William L. Walde, chairman of the institution, said that rising interest rates during the quarter dampened desire for residential loans. He said this "contributed to lower loan fee income and a reduction of loan sales in the secondary market."
Dominion Federal said it earned $1.9 million (37 cents a share), down from $4.3 million (85 cents) in the same period a year ago. For the six months ended Sept. 30, earnings were $4.8 million (94 cents), down 48 percent from $9.3 million ($1.84).
Dominion Federal said it had not adjusted its financial statements to account for the $129 million judgment against it last summer in a lawsuit filed by Penthouse International Ltd. It is appealing the decision in the case, in which Penthouse alleged that the S&L reneged on financing an Atlantic City casino project.
Columbia First Federal Savings and Loan Association of Washington reported earnings of $1.7 million (53 cents) in its fourth quarter, a 46 percent drop from $3.1 million ($1.22) in the same period last year. For its fiscal year, which ended Sept. 30, earnings fell 8 percent, to $7.6 million ($2.33) from $8.2 million ($2.88).
The S&L said one reason for the decrease the was a net increase of $1.7 million in income tax expenses.
Star Technologies Inc. of Sterling, a supplier of scientific computers, reported earnings of $597,000 (4 cents per share) in its second quarter, down 15.3 percent from $705,000 (5 cents) in the same period a year ago. Revenue for the quarter, which ended Sept. 30, fell 23 percent, to $9.1 million from $11.8 million.

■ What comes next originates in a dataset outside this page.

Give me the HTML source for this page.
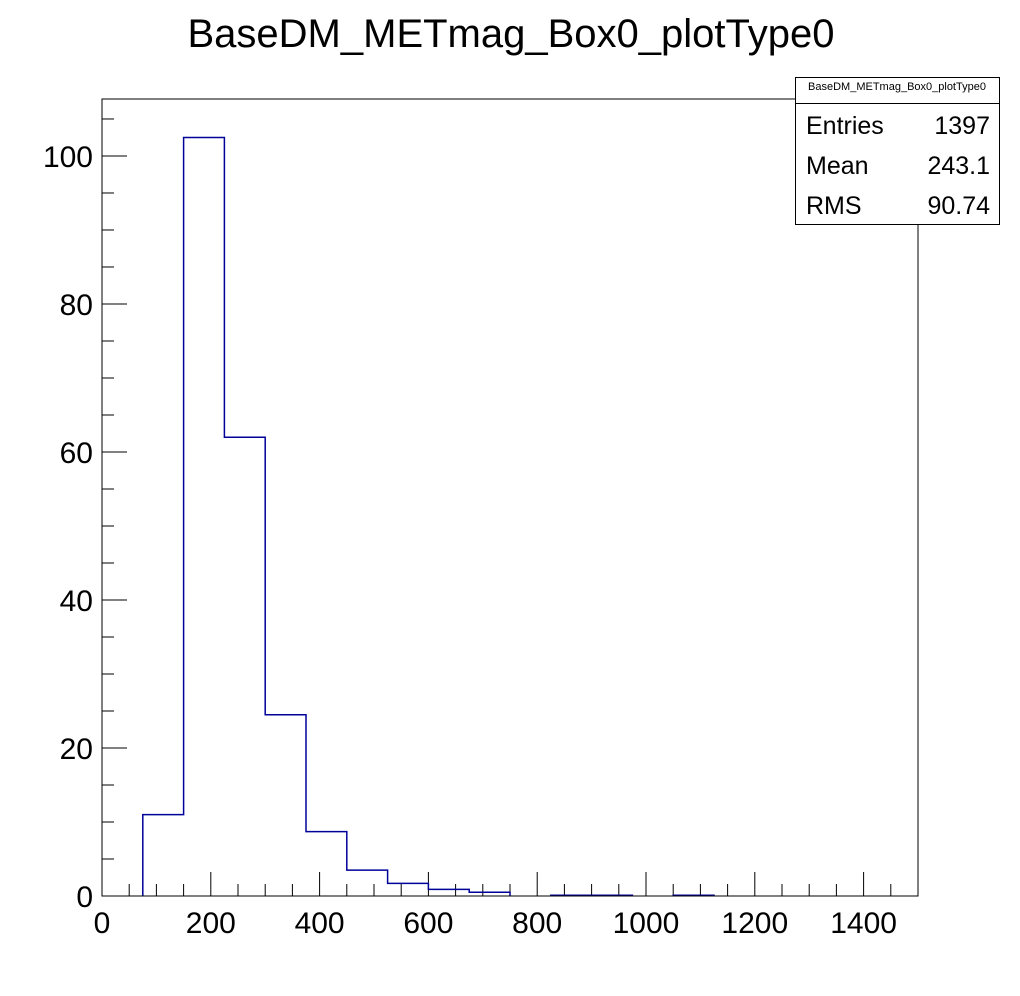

The company attributed the decline in revenue to "delays in receipt of certain orders" and to a decline in shipments of one of its computers to a General Electric Co. division. Star said the lower revenue was partially offset by increased sales to the seismic exploration market.
For the six months, Star reported a 58 percent increase in profit, to $1.3 million (9 cents) from $824,000 (6 cents). Revenue fell 10 percent, to $18.1 million from $20.1 million.
Legg Mason Inc., a Baltimore brokerage, said it earned $3 million (35 cents) in its second quarter, up 36 percent from $2.2 million (32 cents) a year ago. Revenue increased to $56.2 million from $31.9 million. The company said the increases were in part the result of several recent acquisitions.
For the first six months of the year, Legg Mason earned $5.4 million (63 cents), up 10 percent from $5 million (72 cents) a year ago. The per-share figures were skewed by an increase in the number of shares outstanding this year. Revenue rose 64 percent, to $108.6 million from $66.3 million.